**Aim of the exercise**
Report every line in the listing that contains the string "React".
━━━━━ Dataset extract ━━━━━
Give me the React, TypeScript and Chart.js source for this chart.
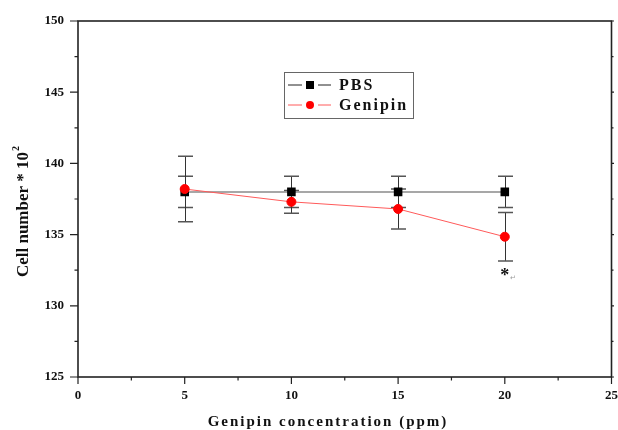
import React, { useEffect, useRef } from "react";
import { Chart, registerables } from "chart.js";

Chart.register(...registerables);

const concentrations = [5, 10, 15, 20];
const pbsMean = [138.0, 138.0, 138.0, 138.0];
const pbsErr = [1.1, 1.1, 1.1, 1.1];
const genipinMean = [138.2, 137.3, 136.8, 134.85];
const genipinErr = [2.3, 0.8, 1.4, 1.7];
const seriesLabels = ["PBS", "Genipin"];
const xTicks = [0, 5, 10, 15, 20, 25];
const xMinorTicks = [2.5, 7.5, 12.5, 17.5, 22.5];
const yTicks = [125, 130, 135, 140, 145, 150];
const yMinorTicks = [127.5, 132.5, 137.5, 142.5, 147.5];
const xTitle = "Genipin concentration (ppm)";
const yTitle = "Cell number * 10";
const significance = [{ x: 20, y: 132.35, text: "*" }];

const FONT = '"Liberation Serif", "Times New Roman", serif';

const customPlugin = {
  id: "custom",
  beforeDatasetsDraw(chart: any) {
    const ctx = chart.ctx;
    const xs = chart.scales.x;
    const ys = chart.scales.y;
    const drawErr = (means: number[], errs: number[]) => {
      concentrations.forEach((c, i) => {
        const px = Math.round(xs.getPixelForValue(c)) + 0.5;
        const top = ys.getPixelForValue(means[i] + errs[i]);
        const bot = ys.getPixelForValue(means[i] - errs[i]);
        ctx.save();
        ctx.strokeStyle = "#333";
        ctx.lineWidth = 1;
        ctx.beginPath();
        ctx.moveTo(px, top);
        ctx.lineTo(px, bot);
        ctx.stroke();
        ctx.strokeStyle = "#555";
        ctx.lineWidth = 1.5;
        ctx.beginPath();
        ctx.moveTo(px - 7.5, top);
        ctx.lineTo(px + 7.5, top);
        ctx.moveTo(px - 7.5, bot);
        ctx.lineTo(px + 7.5, bot);
        ctx.stroke();
        ctx.restore();
      });
    };
    drawErr(pbsMean, pbsErr);
    drawErr(genipinMean, genipinErr);
  },
  afterDraw(chart: any) {
    const ctx = chart.ctx;
    const xs = chart.scales.x;
    const ys = chart.scales.y;
    const a = chart.chartArea;
    ctx.save();
    // frame
    ctx.strokeStyle = "#222";
    ctx.lineWidth = 1.6;
    ctx.strokeRect(a.left, a.top, a.right - a.left, a.bottom - a.top);
    // ticks
    ctx.lineWidth = 1.2;
    ctx.beginPath();
    xTicks.forEach((t) => {
      const p = xs.getPixelForValue(t);
      ctx.moveTo(p, a.bottom);
      ctx.lineTo(p, a.bottom + 7);
    });
    xMinorTicks.forEach((t) => {
      const p = xs.getPixelForValue(t);
      ctx.moveTo(p, a.bottom);
      ctx.lineTo(p, a.bottom + 3.5);
    });
    yTicks.forEach((t) => {
      const p = ys.getPixelForValue(t);
      ctx.moveTo(a.left, p);
      ctx.lineTo(a.left - 8, p);
      ctx.moveTo(a.right, p);
      ctx.lineTo(a.right + 2.5, p);
    });
    yMinorTicks.forEach((t) => {
      const p = ys.getPixelForValue(t);
      ctx.moveTo(a.left, p);
      ctx.lineTo(a.left - 3.5, p);
      ctx.moveTo(a.right, p);
      ctx.lineTo(a.right + 2, p);
    });
    ctx.stroke();
    // tick labels
    ctx.fillStyle = "#111";
    ctx.font = `bold 13px ${FONT}`;
    ctx.textAlign = "center";
    ctx.textBaseline = "top";
    xTicks.forEach((t) => {
      ctx.fillText(String(t), xs.getPixelForValue(t), a.bottom + 12);
    });
    ctx.textAlign = "right";
    ctx.textBaseline = "middle";
    yTicks.forEach((t) => {
      ctx.fillText(String(t), a.left - 14, ys.getPixelForValue(t));
    });
    // x title
    ctx.font = `bold 15px ${FONT}`;
    ctx.textAlign = "center";
    ctx.textBaseline = "alphabetic";
    (ctx as any).letterSpacing = "2px";
    ctx.fillText(xTitle, 328, 426);
    (ctx as any).letterSpacing = "0px";
    // y title
    ctx.save();
    ctx.translate(28, 212);
    ctx.rotate(-Math.PI / 2);
    ctx.font = `bold 17px ${FONT}`;
    const w1 = ctx.measureText(yTitle).width;
    ctx.font = `bold 10px ${FONT}`;
    const w2 = ctx.measureText("2").width;
    const start = -(w1 + w2) / 2;
    ctx.textAlign = "left";
    ctx.font = `bold 17px ${FONT}`;
    ctx.fillText(yTitle, start, 0);
    ctx.font = `bold 10px ${FONT}`;
    ctx.fillText("2", start + w1 + 1, -9);
    ctx.restore();
    // legend
    const lx = 284, ly = 72, lw = 129, lh = 46;
    ctx.strokeStyle = "#666";
    ctx.lineWidth = 1;
    ctx.strokeRect(lx + 0.5, ly + 0.5, lw, lh);
    const rows = [
      { y: ly + 13, line: "#222", mark: "#000", square: true },
      { y: ly + 33, line: "#ff5a5a", mark: "#ff0000", square: false },
    ];
    rows.forEach((r, i) => {
      ctx.strokeStyle = r.line;
      ctx.lineWidth = 1;
      ctx.beginPath();
      ctx.moveTo(lx + 4, r.y);
      ctx.lineTo(lx + 18, r.y);
      ctx.moveTo(lx + 34, r.y);
      ctx.lineTo(lx + 47, r.y);
      ctx.stroke();
      ctx.fillStyle = r.mark;
      if (r.square) {
        ctx.fillRect(lx + 22, r.y - 4, 8, 8);
      } else {
        ctx.beginPath();
        ctx.arc(lx + 26, r.y, 4, 0, Math.PI * 2);
        ctx.fill();
      }
      ctx.fillStyle = "#111";
      ctx.font = `bold 16px ${FONT}`;
      ctx.textAlign = "left";
      ctx.textBaseline = "middle";
      (ctx as any).letterSpacing = "2px";
      ctx.fillText(seriesLabels[i], lx + 55, r.y + 1);
      (ctx as any).letterSpacing = "0px";
    });
    // significance marks
    significance.forEach((s) => {
      const px = xs.getPixelForValue(s.x);
      const py = ys.getPixelForValue(s.y);
      ctx.fillStyle = "#111";
      ctx.font = `bold 18px ${FONT}`;
      ctx.textAlign = "center";
      ctx.textBaseline = "middle";
      ctx.fillText(s.text, px, py + 4);
      ctx.fillStyle = "#999";
      ctx.font = `7px ${FONT}`;
      ctx.fillText("\u21B5", px + 8, py + 6);
    });
    ctx.restore();
  },
};

export default function App() {
  const ref = useRef<HTMLCanvasElement | null>(null);
  useEffect(() => {
    document.body.style.margin = "0";
    const canvas = ref.current;
    if (!canvas) return;
    const chart = new Chart(canvas, {
      type: "line",
      data: {
        datasets: [
          {
            label: seriesLabels[1],
            data: concentrations.map((c, i) => ({ x: c, y: genipinMean[i] })),
            borderColor: "#ff5a5a",
            borderWidth: 1,
            backgroundColor: "#ff0000",
            pointBackgroundColor: "#ff0000",
            pointBorderColor: "#ff0000",
            pointRadius: 4.5,
            pointStyle: "circle",
            order: 0,
          },
          {
            label: seriesLabels[0],
            data: concentrations.map((c, i) => ({ x: c, y: pbsMean[i] })),
            borderColor: "#8a8a8a",
            borderWidth: 1.5,
            backgroundColor: "#000",
            pointBackgroundColor: "#000",
            pointBorderColor: "#000",
            pointRadius: 5,
            pointStyle: "rect",
            order: 1,
          },
        ],
      },
      options: {
        animation: false,
        responsive: false,
        devicePixelRatio: 1,
        layout: { padding: { left: 78, right: 6, top: 21, bottom: 53 } },
        plugins: { legend: { display: false }, tooltip: { enabled: false } },
        scales: {
          x: { type: "linear", min: 0, max: 25, display: false },
          y: { type: "linear", min: 125, max: 150, display: false },
        },
      },
      plugins: [customPlugin],
    } as any);
    return () => chart.destroy();
  }, []);
  return (
    <div style={{ width: 618, height: 430, background: "#fff" }}>
      <canvas ref={ref} width={618} height={430} />
    </div>
  );
}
━━━━━
**Correct output**
Give me the React, TypeScript and Chart.js source for this chart.
import React, { useEffect, useRef } from "react";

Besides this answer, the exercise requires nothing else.